Keypads are used in countless applications, ranging from handheld calculators and TV remote controls to human machine interfaces (HMIs), elevator buttons and more. But even if you’re familiar with their general design, there are probably some things you don’t know about keypads and how they work.

#1) Available in a Variety of Materials

Plastic is the most common material in which keypads are made. However, it’s not the only material in their construction. While most keypads are made of plastic, some are made of alternative materials like silicone rubber. These rubber silicone keypads boast a uniquely soft and supple texture that many people prefer.

#2) Mechanical and Membrane Switch Technology

All keypads feature an electrical switch, with mechanical and membrane switches being the most common. A mechanical switch, of course, uses copper and plastic parts to mechanically control the circuit, whereas a membrane switch uses the conductive properties of copper, silver or graphite ink to control the circuit.
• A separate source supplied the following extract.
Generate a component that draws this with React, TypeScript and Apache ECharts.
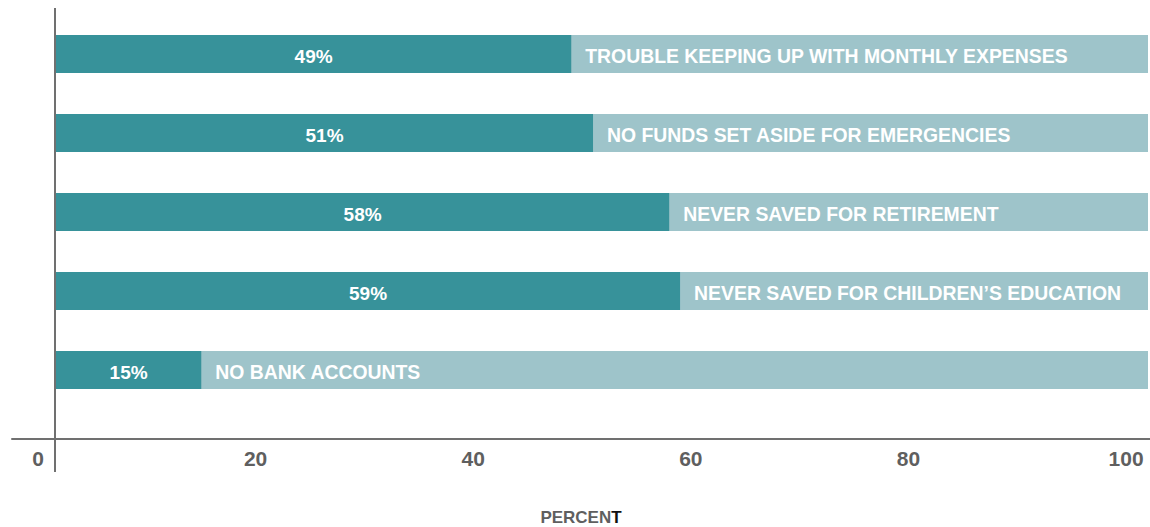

#3) Some Keypads Have Backlighting

You may discover that some keypads have backlighting. Just like TVs, computer monitors and other display devices, these keypads are characterized by an internal light source that illuminates the front of the keypad. The most common types of backlighting used in keypads include light-emitting diode (LED), optical fiber and electroluminescent (EL). Of those three options, LED offers the highest level of energy efficiency. LED-backlit keypads last longer while consuming less energy than both optical fiber- and EL-backlit keypads.

#4) The Numerical Layout Was Published in 1960

According to Wikipedia, the numerical layout that’s now used in nearly every keypad was published by Bell Labs in 1960. Specifically, the company published a study called “Human Factor Engineering Studies of the Design and Use of Pushbutton Telephone Sets,” which cited the benefits of using the layout.

#5) Keypads Consisting Mostly of Numbers Are Called Numerical Keypads

Not all keypads contain letters; some consist entirely or mostly of numbers. These keypads are called numerical keypads because of their emphasis on numbers. Numerical keypads are simple, easy to use and familiar to most users, making them a popular choice in certain applications.

#6) Keypads Containing Letters and Numbers Are Called Alphanumeric Keypads

There are also keypads that contain both letters and numbers. Known as alphanumeric keypads, they tend to be larger than their numeric counterparts, requiring a larger surface area to accommodate for the additional letters. Alphanumeric keypads are frequently found on point of sale (POS) systems, HMIs and more.